(Items from a data source)
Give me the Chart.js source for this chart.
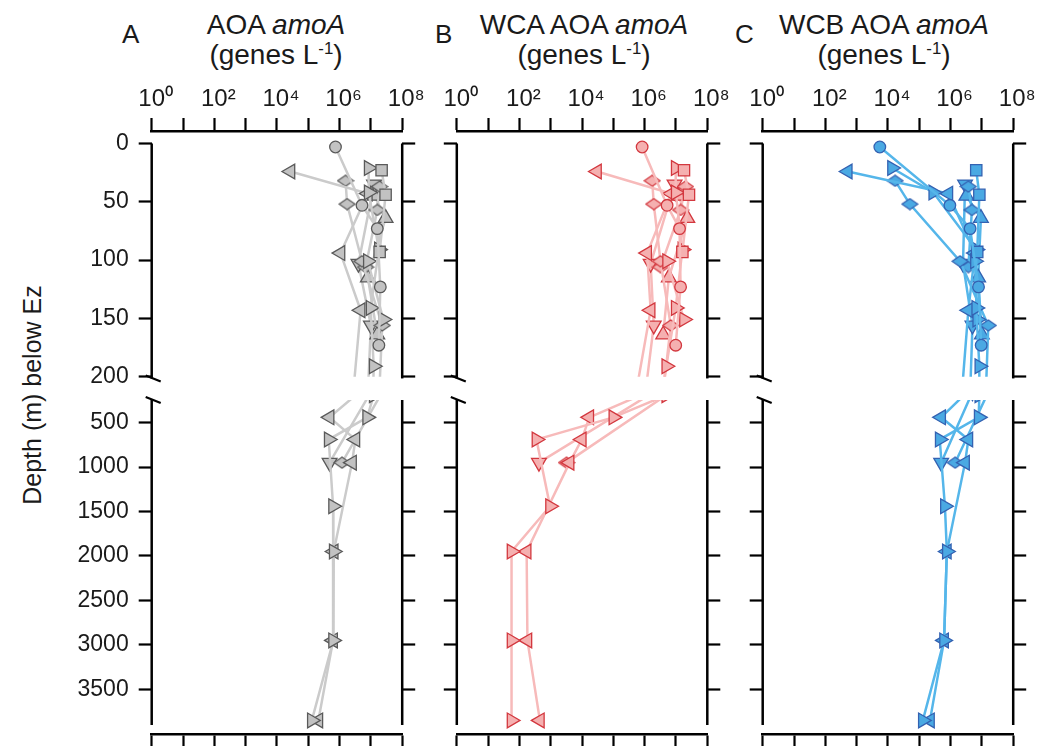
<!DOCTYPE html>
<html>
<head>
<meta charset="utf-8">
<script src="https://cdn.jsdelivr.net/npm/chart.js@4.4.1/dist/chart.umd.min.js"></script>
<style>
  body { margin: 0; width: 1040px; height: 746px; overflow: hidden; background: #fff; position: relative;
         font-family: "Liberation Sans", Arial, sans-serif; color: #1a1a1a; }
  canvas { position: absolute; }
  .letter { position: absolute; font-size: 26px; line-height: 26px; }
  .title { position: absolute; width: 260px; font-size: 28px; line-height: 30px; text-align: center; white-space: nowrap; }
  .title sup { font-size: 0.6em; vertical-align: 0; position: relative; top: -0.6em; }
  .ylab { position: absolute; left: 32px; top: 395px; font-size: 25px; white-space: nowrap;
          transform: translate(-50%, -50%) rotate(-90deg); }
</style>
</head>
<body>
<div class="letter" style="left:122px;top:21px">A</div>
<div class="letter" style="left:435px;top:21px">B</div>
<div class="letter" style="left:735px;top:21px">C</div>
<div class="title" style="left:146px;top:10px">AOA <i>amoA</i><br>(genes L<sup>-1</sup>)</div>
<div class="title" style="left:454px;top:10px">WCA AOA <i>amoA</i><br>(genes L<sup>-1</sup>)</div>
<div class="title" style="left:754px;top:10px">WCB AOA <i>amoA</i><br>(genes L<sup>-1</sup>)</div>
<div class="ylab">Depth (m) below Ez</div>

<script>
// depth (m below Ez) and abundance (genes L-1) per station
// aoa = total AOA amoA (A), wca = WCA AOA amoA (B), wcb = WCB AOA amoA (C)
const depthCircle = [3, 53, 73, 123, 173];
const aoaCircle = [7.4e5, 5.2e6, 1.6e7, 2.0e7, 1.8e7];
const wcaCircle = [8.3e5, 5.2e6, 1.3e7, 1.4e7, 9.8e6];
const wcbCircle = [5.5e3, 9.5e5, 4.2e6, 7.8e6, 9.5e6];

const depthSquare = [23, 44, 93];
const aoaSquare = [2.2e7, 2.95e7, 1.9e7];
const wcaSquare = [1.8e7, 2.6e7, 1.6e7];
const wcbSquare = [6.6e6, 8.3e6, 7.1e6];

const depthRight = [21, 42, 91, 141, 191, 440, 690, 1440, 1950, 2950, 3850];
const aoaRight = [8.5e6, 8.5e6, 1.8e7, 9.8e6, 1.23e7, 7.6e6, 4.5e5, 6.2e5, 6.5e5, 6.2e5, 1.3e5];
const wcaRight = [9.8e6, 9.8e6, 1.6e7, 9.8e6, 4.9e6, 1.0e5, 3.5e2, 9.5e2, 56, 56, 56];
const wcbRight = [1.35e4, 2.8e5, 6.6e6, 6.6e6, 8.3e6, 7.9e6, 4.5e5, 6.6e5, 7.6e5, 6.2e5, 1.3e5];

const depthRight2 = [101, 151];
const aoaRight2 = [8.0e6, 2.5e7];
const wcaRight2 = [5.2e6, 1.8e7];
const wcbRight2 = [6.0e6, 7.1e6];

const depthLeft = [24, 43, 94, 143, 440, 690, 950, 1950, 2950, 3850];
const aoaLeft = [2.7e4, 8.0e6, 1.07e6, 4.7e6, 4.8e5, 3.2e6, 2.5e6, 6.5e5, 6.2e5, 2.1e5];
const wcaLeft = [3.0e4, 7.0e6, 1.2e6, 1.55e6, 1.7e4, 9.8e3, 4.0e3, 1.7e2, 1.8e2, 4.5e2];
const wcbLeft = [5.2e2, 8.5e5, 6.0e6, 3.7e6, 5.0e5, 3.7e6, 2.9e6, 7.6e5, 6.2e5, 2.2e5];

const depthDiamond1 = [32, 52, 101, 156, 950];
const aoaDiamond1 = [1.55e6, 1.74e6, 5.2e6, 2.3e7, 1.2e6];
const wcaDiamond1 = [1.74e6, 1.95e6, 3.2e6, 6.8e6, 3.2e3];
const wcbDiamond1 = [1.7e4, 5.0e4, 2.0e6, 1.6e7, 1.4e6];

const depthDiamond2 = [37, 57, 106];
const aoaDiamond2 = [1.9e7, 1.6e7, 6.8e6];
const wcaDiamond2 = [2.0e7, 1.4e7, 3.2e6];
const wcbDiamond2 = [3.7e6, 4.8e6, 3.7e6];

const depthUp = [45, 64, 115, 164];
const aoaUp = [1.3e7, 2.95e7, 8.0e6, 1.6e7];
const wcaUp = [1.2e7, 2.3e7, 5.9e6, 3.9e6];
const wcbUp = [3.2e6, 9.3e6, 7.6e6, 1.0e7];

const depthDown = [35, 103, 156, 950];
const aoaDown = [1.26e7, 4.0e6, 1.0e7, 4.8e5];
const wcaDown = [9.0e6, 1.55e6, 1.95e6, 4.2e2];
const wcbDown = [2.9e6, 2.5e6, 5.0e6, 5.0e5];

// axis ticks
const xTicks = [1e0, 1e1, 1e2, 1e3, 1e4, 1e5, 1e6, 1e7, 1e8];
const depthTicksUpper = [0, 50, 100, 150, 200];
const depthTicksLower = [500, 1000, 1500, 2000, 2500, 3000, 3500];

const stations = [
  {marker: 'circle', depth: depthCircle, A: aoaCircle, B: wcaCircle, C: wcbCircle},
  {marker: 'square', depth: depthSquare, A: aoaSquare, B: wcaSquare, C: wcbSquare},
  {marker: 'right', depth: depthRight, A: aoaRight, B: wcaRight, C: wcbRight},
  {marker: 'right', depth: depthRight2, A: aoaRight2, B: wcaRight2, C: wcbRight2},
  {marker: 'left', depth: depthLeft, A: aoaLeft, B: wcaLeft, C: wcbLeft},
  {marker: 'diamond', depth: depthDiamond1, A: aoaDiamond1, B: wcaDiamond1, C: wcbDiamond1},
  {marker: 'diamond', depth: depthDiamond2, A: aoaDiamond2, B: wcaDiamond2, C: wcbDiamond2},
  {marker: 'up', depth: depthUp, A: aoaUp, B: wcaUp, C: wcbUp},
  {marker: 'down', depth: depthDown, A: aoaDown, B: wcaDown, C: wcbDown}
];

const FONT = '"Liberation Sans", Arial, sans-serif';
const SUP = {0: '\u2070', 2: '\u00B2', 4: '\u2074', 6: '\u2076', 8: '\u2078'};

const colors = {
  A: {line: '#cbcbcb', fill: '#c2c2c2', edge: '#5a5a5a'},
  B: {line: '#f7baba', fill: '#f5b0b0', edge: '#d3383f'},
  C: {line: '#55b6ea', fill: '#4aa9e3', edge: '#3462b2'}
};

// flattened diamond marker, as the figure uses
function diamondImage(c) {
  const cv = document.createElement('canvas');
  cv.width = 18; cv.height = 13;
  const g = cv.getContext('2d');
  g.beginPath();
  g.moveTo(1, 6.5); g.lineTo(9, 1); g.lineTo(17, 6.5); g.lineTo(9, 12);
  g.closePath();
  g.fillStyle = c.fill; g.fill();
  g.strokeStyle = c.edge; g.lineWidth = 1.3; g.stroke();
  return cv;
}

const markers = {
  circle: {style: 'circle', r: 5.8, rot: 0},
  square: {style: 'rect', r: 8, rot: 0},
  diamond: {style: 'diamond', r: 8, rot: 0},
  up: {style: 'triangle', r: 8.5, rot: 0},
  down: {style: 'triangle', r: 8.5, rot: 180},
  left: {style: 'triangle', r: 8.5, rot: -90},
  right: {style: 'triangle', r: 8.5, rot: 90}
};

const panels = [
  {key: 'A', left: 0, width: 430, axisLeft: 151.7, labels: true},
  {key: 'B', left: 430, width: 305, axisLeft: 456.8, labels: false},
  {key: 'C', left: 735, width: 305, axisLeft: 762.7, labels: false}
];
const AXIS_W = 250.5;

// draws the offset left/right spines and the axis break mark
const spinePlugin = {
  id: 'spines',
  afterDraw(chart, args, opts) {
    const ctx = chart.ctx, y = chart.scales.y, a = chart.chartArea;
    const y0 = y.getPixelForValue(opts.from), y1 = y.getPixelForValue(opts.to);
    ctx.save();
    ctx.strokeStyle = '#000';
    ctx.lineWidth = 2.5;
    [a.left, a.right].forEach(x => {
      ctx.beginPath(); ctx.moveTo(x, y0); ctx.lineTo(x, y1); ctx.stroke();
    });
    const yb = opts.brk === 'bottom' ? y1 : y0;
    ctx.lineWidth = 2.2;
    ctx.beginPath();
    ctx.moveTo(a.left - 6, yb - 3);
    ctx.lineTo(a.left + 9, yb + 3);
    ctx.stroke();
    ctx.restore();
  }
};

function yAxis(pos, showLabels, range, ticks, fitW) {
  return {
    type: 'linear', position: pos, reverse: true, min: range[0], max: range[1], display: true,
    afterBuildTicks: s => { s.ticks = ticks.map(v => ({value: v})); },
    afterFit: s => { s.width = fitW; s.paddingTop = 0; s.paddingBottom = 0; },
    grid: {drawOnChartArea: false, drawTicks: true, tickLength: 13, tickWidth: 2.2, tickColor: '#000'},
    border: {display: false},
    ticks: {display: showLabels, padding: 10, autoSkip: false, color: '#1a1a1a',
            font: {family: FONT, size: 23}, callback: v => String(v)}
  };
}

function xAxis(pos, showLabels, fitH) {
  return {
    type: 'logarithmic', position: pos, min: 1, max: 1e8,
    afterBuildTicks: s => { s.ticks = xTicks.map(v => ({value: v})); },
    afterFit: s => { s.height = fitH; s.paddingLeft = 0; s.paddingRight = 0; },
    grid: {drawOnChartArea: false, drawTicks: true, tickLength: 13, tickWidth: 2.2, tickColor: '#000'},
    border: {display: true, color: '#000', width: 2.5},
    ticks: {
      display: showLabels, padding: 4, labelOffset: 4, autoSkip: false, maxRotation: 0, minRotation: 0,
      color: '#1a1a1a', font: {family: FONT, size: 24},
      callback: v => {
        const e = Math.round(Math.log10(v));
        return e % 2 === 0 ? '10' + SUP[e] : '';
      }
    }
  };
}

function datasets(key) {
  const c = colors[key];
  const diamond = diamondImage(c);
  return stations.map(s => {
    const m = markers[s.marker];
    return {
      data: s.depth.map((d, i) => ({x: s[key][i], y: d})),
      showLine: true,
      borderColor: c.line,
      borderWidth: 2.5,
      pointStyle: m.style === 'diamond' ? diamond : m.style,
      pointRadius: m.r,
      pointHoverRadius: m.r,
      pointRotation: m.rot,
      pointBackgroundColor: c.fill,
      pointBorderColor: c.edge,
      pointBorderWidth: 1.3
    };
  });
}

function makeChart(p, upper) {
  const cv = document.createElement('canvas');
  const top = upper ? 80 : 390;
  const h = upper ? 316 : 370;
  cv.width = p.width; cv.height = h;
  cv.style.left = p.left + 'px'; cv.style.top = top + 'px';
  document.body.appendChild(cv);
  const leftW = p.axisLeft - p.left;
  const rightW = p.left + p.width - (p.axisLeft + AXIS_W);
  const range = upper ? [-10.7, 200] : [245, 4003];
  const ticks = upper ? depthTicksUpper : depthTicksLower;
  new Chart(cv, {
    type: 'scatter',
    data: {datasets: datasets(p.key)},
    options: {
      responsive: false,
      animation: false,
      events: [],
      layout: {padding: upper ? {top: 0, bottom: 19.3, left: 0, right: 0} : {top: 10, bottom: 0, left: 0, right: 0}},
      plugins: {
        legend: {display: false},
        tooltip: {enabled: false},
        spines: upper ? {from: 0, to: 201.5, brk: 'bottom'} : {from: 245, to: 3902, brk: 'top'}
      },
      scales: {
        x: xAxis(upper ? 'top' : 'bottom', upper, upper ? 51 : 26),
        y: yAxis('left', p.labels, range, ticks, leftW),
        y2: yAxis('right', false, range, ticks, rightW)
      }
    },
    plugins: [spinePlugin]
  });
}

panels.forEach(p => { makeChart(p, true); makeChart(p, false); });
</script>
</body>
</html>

--

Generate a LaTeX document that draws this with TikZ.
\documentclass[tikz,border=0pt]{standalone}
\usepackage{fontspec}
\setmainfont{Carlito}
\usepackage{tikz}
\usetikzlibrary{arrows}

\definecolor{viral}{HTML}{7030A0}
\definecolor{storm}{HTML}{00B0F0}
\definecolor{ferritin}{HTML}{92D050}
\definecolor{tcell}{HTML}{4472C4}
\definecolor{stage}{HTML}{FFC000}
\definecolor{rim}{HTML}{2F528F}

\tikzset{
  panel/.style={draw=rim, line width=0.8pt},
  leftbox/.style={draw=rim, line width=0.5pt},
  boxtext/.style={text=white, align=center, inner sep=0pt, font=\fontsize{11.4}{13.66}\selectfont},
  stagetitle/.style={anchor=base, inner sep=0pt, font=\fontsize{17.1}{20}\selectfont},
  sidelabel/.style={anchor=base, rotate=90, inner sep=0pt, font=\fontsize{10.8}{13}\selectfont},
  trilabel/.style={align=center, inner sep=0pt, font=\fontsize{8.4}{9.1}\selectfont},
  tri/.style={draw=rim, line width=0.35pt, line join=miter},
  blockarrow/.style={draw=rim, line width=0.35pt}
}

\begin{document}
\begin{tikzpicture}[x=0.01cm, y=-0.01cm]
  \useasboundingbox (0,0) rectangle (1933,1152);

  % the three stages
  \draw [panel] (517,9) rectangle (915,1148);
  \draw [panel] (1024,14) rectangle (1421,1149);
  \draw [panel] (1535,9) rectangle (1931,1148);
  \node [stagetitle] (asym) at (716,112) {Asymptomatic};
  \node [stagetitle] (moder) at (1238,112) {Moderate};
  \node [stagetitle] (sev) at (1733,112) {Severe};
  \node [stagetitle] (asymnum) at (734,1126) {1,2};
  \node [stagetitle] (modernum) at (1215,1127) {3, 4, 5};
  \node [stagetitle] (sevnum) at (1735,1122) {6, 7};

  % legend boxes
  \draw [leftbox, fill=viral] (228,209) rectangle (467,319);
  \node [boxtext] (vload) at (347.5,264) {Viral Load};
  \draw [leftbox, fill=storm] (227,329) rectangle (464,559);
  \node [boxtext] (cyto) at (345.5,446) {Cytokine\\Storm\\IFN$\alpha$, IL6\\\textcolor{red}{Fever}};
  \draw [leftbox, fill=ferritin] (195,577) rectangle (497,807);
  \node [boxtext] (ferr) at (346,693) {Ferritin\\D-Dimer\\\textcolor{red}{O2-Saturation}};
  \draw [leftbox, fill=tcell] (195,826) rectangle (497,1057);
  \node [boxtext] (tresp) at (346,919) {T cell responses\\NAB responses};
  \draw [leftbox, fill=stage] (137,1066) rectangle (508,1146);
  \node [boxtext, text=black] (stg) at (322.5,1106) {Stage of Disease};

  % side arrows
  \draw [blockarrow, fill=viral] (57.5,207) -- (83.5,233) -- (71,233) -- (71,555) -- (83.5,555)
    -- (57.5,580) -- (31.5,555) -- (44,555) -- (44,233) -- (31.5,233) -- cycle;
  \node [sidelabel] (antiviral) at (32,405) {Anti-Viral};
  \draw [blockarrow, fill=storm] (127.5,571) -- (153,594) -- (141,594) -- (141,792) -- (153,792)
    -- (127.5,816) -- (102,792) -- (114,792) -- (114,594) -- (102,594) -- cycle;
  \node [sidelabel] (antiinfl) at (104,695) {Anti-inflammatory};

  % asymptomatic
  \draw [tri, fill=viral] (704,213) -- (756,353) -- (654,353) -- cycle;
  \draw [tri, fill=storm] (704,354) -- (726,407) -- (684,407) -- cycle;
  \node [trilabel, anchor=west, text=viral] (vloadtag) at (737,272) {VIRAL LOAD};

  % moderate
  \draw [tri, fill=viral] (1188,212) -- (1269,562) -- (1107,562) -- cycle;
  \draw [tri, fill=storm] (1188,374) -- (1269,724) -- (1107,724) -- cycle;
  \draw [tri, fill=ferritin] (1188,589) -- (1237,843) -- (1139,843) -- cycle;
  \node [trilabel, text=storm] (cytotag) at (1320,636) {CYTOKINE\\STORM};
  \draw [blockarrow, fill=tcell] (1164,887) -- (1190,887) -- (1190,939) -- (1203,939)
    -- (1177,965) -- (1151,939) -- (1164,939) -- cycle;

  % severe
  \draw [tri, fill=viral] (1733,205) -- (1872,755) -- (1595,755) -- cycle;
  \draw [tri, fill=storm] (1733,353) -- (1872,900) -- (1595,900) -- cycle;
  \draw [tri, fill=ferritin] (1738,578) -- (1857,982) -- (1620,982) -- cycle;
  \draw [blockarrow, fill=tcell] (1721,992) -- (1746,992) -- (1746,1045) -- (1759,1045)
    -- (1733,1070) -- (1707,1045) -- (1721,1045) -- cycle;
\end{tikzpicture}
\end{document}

§ DIRECTIONS
Using the listing above, pull out all lines that hold the word "draws".

§ THE OUTPUT
// draws the offset left/right spines and the axis break mark
Generate a LaTeX document that draws this with TikZ.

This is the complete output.